SUPPLIED INFORMATION:
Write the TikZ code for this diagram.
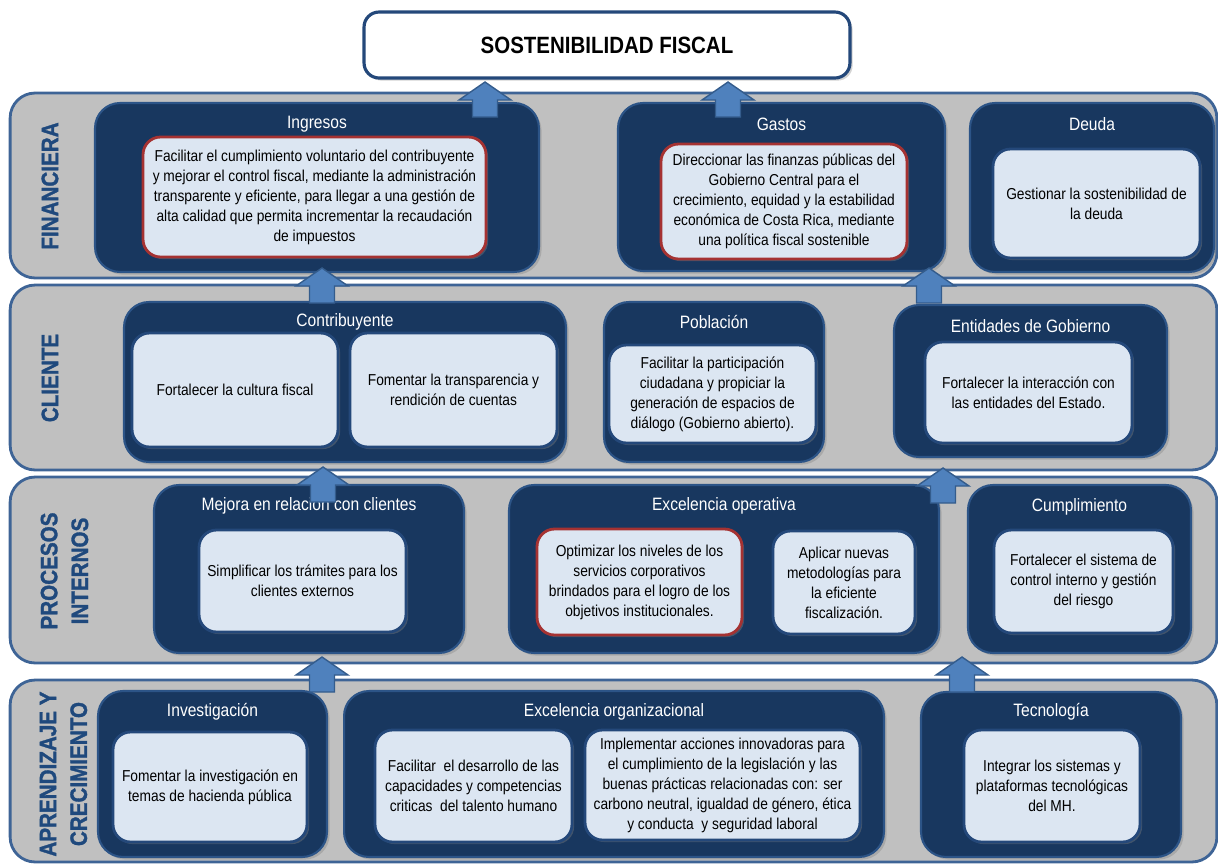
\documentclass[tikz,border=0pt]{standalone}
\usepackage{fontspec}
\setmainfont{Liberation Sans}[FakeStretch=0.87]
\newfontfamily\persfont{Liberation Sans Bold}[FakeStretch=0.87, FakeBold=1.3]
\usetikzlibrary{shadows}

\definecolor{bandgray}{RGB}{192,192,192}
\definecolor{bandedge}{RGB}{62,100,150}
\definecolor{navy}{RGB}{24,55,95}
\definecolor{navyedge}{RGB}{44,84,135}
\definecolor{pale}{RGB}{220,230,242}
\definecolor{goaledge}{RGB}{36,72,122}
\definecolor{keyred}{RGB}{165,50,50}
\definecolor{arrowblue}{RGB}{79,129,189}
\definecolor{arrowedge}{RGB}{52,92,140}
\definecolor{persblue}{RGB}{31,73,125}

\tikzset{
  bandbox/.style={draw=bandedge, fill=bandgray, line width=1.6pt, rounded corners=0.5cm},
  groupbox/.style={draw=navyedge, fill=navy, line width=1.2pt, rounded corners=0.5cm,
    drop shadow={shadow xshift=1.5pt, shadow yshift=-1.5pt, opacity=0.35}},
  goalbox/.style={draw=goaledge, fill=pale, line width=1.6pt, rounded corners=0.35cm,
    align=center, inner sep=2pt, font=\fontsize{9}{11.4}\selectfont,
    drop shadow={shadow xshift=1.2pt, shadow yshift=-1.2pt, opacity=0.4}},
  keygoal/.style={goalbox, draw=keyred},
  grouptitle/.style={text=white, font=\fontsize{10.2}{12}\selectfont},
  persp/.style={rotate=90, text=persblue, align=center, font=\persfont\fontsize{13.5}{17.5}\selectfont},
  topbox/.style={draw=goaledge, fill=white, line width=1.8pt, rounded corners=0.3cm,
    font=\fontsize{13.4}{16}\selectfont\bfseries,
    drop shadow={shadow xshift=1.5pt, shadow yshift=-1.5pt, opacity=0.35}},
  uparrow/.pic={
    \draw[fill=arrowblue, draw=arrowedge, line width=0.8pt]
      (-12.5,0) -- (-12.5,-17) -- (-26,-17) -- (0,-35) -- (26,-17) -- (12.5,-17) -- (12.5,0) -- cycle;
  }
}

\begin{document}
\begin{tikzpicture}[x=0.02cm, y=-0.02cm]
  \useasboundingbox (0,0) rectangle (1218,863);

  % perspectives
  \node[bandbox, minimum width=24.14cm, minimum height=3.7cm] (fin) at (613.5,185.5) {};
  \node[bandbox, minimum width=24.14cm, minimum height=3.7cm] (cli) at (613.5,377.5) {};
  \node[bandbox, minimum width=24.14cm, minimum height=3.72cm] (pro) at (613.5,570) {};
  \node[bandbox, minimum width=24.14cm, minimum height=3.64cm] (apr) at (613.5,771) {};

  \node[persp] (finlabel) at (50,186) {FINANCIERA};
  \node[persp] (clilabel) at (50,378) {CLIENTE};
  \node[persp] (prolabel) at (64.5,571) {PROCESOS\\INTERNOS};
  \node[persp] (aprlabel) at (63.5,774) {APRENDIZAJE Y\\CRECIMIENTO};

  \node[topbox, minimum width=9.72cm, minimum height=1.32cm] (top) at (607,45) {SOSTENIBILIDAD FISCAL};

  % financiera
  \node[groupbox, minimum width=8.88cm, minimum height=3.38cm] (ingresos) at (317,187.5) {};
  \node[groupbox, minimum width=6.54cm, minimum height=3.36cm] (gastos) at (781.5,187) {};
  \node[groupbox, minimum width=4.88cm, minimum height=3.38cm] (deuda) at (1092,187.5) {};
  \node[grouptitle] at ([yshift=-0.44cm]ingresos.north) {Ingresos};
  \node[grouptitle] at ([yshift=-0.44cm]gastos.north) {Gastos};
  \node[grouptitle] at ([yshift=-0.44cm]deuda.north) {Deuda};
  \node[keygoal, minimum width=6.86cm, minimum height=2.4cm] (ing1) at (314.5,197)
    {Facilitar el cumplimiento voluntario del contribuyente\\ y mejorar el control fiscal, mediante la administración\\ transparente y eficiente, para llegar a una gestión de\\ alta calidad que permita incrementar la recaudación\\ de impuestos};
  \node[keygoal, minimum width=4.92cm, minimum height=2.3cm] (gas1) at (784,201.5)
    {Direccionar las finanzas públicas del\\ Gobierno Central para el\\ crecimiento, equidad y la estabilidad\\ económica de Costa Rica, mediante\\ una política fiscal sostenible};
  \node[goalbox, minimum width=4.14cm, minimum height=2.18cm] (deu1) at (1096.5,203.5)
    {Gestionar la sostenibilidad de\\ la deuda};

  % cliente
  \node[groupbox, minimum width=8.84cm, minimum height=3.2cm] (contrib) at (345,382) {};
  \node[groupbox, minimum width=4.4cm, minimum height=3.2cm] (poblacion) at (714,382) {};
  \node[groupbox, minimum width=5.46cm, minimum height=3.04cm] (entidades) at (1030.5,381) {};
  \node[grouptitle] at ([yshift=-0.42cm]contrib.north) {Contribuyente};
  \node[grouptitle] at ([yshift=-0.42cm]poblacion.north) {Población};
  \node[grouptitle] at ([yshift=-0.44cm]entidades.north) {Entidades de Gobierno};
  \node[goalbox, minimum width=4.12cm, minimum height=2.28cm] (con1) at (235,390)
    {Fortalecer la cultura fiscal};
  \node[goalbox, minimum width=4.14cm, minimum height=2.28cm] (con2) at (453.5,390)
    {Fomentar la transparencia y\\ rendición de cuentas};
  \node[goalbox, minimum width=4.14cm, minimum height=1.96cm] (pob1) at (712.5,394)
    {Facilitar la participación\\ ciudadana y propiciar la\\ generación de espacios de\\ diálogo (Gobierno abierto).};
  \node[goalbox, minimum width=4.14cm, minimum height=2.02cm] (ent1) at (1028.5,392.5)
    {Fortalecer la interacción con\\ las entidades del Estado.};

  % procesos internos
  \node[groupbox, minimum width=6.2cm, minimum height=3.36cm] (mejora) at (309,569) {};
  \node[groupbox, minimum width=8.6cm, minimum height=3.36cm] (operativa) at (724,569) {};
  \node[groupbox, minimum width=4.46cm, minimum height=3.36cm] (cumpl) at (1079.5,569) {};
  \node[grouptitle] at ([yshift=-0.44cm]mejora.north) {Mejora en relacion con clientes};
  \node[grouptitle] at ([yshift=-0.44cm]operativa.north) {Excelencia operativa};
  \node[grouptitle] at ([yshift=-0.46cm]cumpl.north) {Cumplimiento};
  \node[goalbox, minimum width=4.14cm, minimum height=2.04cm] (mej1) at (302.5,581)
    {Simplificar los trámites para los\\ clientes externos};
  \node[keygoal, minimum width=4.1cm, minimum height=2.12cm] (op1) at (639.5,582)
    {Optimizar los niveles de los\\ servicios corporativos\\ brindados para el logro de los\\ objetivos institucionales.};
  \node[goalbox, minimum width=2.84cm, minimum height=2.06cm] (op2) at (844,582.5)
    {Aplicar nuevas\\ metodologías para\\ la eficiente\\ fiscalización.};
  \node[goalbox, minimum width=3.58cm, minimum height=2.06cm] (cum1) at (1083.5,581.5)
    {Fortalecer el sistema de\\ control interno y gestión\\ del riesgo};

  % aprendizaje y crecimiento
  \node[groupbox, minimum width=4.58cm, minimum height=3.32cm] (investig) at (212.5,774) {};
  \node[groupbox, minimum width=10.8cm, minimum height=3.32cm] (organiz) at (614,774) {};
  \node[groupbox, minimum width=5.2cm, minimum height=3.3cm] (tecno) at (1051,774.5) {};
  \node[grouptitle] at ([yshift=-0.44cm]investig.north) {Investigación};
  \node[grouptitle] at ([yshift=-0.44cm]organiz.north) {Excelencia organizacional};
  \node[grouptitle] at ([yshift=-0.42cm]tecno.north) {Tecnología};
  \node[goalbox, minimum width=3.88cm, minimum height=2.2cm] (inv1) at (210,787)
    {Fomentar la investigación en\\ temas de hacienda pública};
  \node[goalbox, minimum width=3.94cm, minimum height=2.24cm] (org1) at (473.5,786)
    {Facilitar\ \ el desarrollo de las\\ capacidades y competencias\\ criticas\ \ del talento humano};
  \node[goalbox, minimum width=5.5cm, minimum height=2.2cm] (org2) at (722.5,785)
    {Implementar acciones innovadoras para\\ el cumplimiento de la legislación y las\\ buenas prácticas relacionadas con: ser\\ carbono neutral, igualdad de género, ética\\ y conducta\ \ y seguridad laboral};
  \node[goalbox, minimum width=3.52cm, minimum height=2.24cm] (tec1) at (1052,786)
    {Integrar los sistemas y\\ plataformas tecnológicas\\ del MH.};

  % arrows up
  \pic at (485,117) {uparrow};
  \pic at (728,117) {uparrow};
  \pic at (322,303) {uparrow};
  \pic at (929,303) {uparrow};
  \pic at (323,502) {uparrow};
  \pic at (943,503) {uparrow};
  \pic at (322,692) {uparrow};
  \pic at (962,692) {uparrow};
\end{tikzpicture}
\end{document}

SET EXERCISE: Write out each line of the listing above, exactly, from its first line to the line holding "(0,0) rectangle (1218,863);", inclusive. Skip the pictures.

TASK OUTPUT:
Write the TikZ code for this diagram.
\documentclass[tikz,border=0pt]{standalone}
\usepackage{fontspec}
\setmainfont{Liberation Sans}[FakeStretch=0.87]
\newfontfamily\persfont{Liberation Sans Bold}[FakeStretch=0.87, FakeBold=1.3]
\usetikzlibrary{shadows}

\definecolor{bandgray}{RGB}{192,192,192}
\definecolor{bandedge}{RGB}{62,100,150}
\definecolor{navy}{RGB}{24,55,95}
\definecolor{navyedge}{RGB}{44,84,135}
\definecolor{pale}{RGB}{220,230,242}
\definecolor{goaledge}{RGB}{36,72,122}
\definecolor{keyred}{RGB}{165,50,50}
\definecolor{arrowblue}{RGB}{79,129,189}
\definecolor{arrowedge}{RGB}{52,92,140}
\definecolor{persblue}{RGB}{31,73,125}

\tikzset{
  bandbox/.style={draw=bandedge, fill=bandgray, line width=1.6pt, rounded corners=0.5cm},
  groupbox/.style={draw=navyedge, fill=navy, line width=1.2pt, rounded corners=0.5cm,
    drop shadow={shadow xshift=1.5pt, shadow yshift=-1.5pt, opacity=0.35}},
  goalbox/.style={draw=goaledge, fill=pale, line width=1.6pt, rounded corners=0.35cm,
    align=center, inner sep=2pt, font=\fontsize{9}{11.4}\selectfont,
    drop shadow={shadow xshift=1.2pt, shadow yshift=-1.2pt, opacity=0.4}},
  keygoal/.style={goalbox, draw=keyred},
  grouptitle/.style={text=white, font=\fontsize{10.2}{12}\selectfont},
  persp/.style={rotate=90, text=persblue, align=center, font=\persfont\fontsize{13.5}{17.5}\selectfont},
  topbox/.style={draw=goaledge, fill=white, line width=1.8pt, rounded corners=0.3cm,
    font=\fontsize{13.4}{16}\selectfont\bfseries,
    drop shadow={shadow xshift=1.5pt, shadow yshift=-1.5pt, opacity=0.35}},
  uparrow/.pic={
    \draw[fill=arrowblue, draw=arrowedge, line width=0.8pt]
      (-12.5,0) -- (-12.5,-17) -- (-26,-17) -- (0,-35) -- (26,-17) -- (12.5,-17) -- (12.5,0) -- cycle;
  }
}

\begin{document}
\begin{tikzpicture}[x=0.02cm, y=-0.02cm]
  \useasboundingbox (0,0) rectangle (1218,863);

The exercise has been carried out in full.